Desde la administración Bernucci en adelante, nunca ha existido una real voluntad de la autoridad por regularizar la situación de los vendedores callejeros en Chillán, pues la política ha sido otorgar más permisos a medida que la demanda crece o se acerca alguna elección.
Ha costado hacer entender a las autoridades que una medida con un loable objetivo social, que es facilitar el trabajo informal a personas de segmentos de alta vulnerabilidad, ha generado más impactos negativos que positivos, como el cierre de Pymes que no pudieron competir con las ofertas de la calle o el aumento de la delincuencia.
No está demás recordar que un ambulante no paga impuestos, patentes ni permisos; no cumple leyes laborales ni sanitarias; obstruye el desplazamiento por la vía pública, concurriendo como factor de aglomeraciones y delincuencia; y constituye una competencia desleal para el comercio formal.

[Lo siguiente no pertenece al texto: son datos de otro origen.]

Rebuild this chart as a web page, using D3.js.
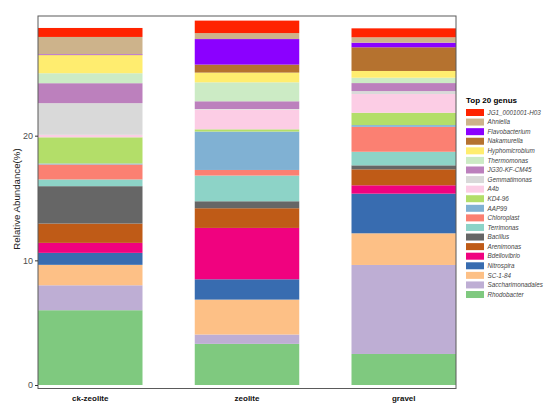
<!DOCTYPE html>
<html>
<head>
<meta charset="UTF-8">
<title>Top 20 genus</title>
<script src="https://cdn.jsdelivr.net/npm/d3@7/dist/d3.min.js"></script>
<style>
  body { margin: 0; background: #fff; }
  text { font-family: "Liberation Sans", Arial, sans-serif; }
</style>
</head>
<body>
<script>
// samples along x
var samples = ["ck-zeolite", "zeolite", "gravel"];

// genus in legend order (top of stack first)
var genera = ["JG1_0001001-H03", "Ahniella", "Flavobacterium", "Nakamurella",
  "Hyphomicrobium", "Thermomonas", "JG30-KF-CM45", "Gemmatimonas", "A4b",
  "KD4-96", "AAP99", "Chloroplast", "Terrimonas", "Bacillus", "Arenimonas",
  "Bdellovibrio", "Nitrospira", "SC-1-84", "Saccharimonadales", "Rhodobacter"];

var colors = ["#FF2300", "#CDB38B", "#8B00FF", "#B5722F", "#FFED6F", "#CCEBC5",
  "#BC80BD", "#D9D9D9", "#FCCDE5", "#B3DE69", "#80B1D3", "#FB8072", "#8DD3C7",
  "#666666", "#BF5B17", "#F0027F", "#386CB0", "#FDC086", "#BEAED4", "#7FC97F"];

// relative abundance (%), same order as genera
var ckZeolite = [0.72, 1.39, 0.04, 0.03, 1.45, 0.80, 1.60, 2.54, 0.20, 2.10,
  0.08, 1.20, 0.54, 3.00, 1.55, 0.80, 0.96, 1.64, 2.00, 6.00];
var zeolite = [1.00, 0.48, 2.05, 0.64, 0.78, 1.52, 0.62, 0.05, 1.58, 0.18,
  3.08, 0.45, 2.06, 0.56, 1.58, 4.12, 1.63, 2.80, 0.75, 3.30];
var gravel = [0.72, 0.43, 0.37, 1.90, 0.54, 0.43, 0.64, 0.24, 1.50, 0.99,
  0.14, 2.00, 1.09, 0.32, 1.28, 0.67, 3.18, 2.54, 7.14, 2.49];

var yTicks = [0, 10, 20];

(function() {
  var table = [ckZeolite, zeolite, gravel].map(function(vals, i) {
    var row = {sample: samples[i]};
    genera.forEach(function(g, j) { row[g] = vals[j]; });
    return row;
  });

  var W = 550, H = 418;
  var pLeft = 38, pRight = 456, pTop = 16, pBottom = 388.5;

  var svg = d3.select("body").append("svg")
    .attr("width", W)
    .attr("height", H);

  var x = d3.scaleBand()
    .domain(samples)
    .range([pLeft, pRight])
    .paddingInner(1 / 3)
    .paddingOuter(0);

  var y = d3.scaleLinear()
    .domain([-0.28, 29.6])
    .range([pBottom, pTop]);

  var color = d3.scaleOrdinal().domain(genera).range(colors);

  // bottom of stack is the last genus
  var stack = d3.stack().keys(genera.slice().reverse());
  var series = stack(table);

  svg.append("g").selectAll("g")
    .data(series)
    .join("g")
      .attr("fill", function(d) { return color(d.key); })
    .selectAll("rect")
    .data(function(d) { return d; })
    .join("rect")
      .attr("x", function(d) { return x(d.data.sample); })
      .attr("width", x.bandwidth())
      .attr("y", function(d) { return y(d[1]); })
      .attr("height", function(d) { return y(d[0]) - y(d[1]); });

  // panel border
  svg.append("rect")
    .attr("x", pLeft)
    .attr("y", pTop)
    .attr("width", pRight - pLeft)
    .attr("height", pBottom - pTop)
    .attr("fill", "none")
    .attr("stroke", "#5a5a5a")
    .attr("stroke-width", 1);

  // y axis
  var yAxis = svg.append("g")
    .attr("transform", "translate(" + pLeft + ",0)")
    .call(d3.axisLeft(y).tickValues(yTicks).tickSize(3).tickPadding(2));
  yAxis.select(".domain").remove();
  yAxis.selectAll(".tick line").attr("stroke", "#333");
  yAxis.selectAll(".tick text")
    .attr("fill", "#4d4d4d")
    .style("font-size", "9px");

  svg.append("text")
    .attr("transform", "translate(20,199) rotate(-90)")
    .attr("text-anchor", "middle")
    .attr("fill", "#222")
    .style("font-size", "9.7px")
    .text("Relative Abundance(%)");

  // x labels
  svg.append("g").selectAll("text")
    .data(samples)
    .join("text")
      .attr("x", function(d) { return x(d) + x.bandwidth() / 2; })
      .attr("y", 401)
      .attr("text-anchor", "middle")
      .attr("fill", "#111")
      .style("font-size", "8px")
      .style("font-weight", "bold")
      .text(function(d) { return d; });

  // legend
  var legend = svg.append("g").attr("transform", "translate(466,0)");
  legend.append("text")
    .attr("x", 0)
    .attr("y", 103)
    .attr("fill", "#000")
    .style("font-size", "8px")
    .style("font-weight", "bold")
    .text("Top 20 genus");

  var item = legend.selectAll("g.item")
    .data(genera)
    .join("g")
      .attr("class", "item")
      .attr("transform", function(d, i) { return "translate(0," + (109 + i * 9.58) + ")"; });

  item.append("rect")
    .attr("width", 18)
    .attr("height", 7)
    .attr("fill", function(d) { return color(d); });

  item.append("text")
    .attr("x", 21.5)
    .attr("y", 3.5)
    .attr("dy", "0.35em")
    .attr("fill", "#444")
    .style("font-size", "6.3px")
    .style("font-style", "italic")
    .text(function(d) { return d; });
})();
</script>
</body>
</html>
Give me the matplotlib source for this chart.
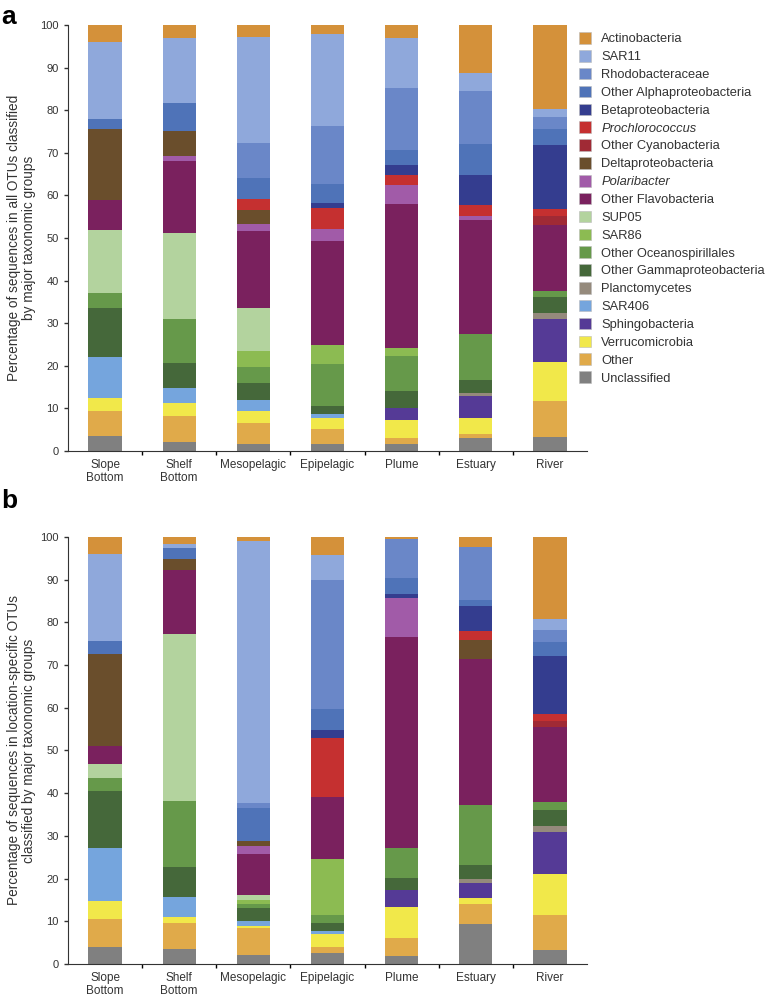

Previo a la pandemia, el problema ya estaba fuera de control, mientras los carabineros poco podían hacer cuando los ambulantes exhibían sus permisos. Con el tiempo, se sumaron los migrantes extranjeros y la cifra de vendedores siguió en aumento, pasando a integrar redes de distribuidores mayoristas, como el último eslabón de una cadena de dudosa legalidad.
Luego, sobrevino la crisis sanitaria y miles de empleos se destruyeron en Chillán, lo que presionó el aumento de los ambulantes.
Naturalmente, ningún alcalde quiere ver a sus vecinos perseguidos por Carabineros, menos si ocurre a la vista de los transeúntes, quienes, a través de las compras, también contribuyen al desorden.
En ese escenario, la permisividad se extendió y en las veredas de la ciudad cada vez se hizo más difícil transitar o mantener el distanciamiento físico.
Este fin de año, con una economía que crece a dos dígitos, un desempleo inferior al 7% y una gran cantidad de circulante gracias a los subsidios del Estado, en vez de reactivar las restricciones, el municipio extendió permisos provisorios para quienes envuelven regalos y les otorgó parte de la calzada de calle El Roble para instalarse. La medida, sin embargo, en la práctica se tradujo en más desorden, porque el espacio fue ocupado por un número mayor al previsto y hay vendedores de distintos productos que sí representan una competencia para el comercio establecido, porque ni siquiera Carabineros se atreve a fiscalizar, porque nadie respeta las medidas de prevención sanitaria y porque la congestión vehicular y peatonal hacen tan difícil transitar por el centro que resulta imposible para los servicios de emergencia acudir con rapidez ante una eventualidad. De hecho, la muerte de una mujer en la vía pública mientras esperaba la llegada de la ambulancia, hace diez días, jamás se borrará de los recuerdos del alcalde Benavente, quien incluso llegó a levantar la idea de cerrar dos cuadras de calle El Roble para el comercio informal.
El comercio ambulante es un problema serio, con sus implicancias sociales e impactos negativos, razón por la cual requiere medidas inteligentes y eficaces, probablemente impopulares, porque no se trata de una situación coyuntural de fin de año ni de un fenómeno tolerable en un contexto de crisis, sino de una excepción que se arrastra por décadas en Chillán y que cada día se justifica menos.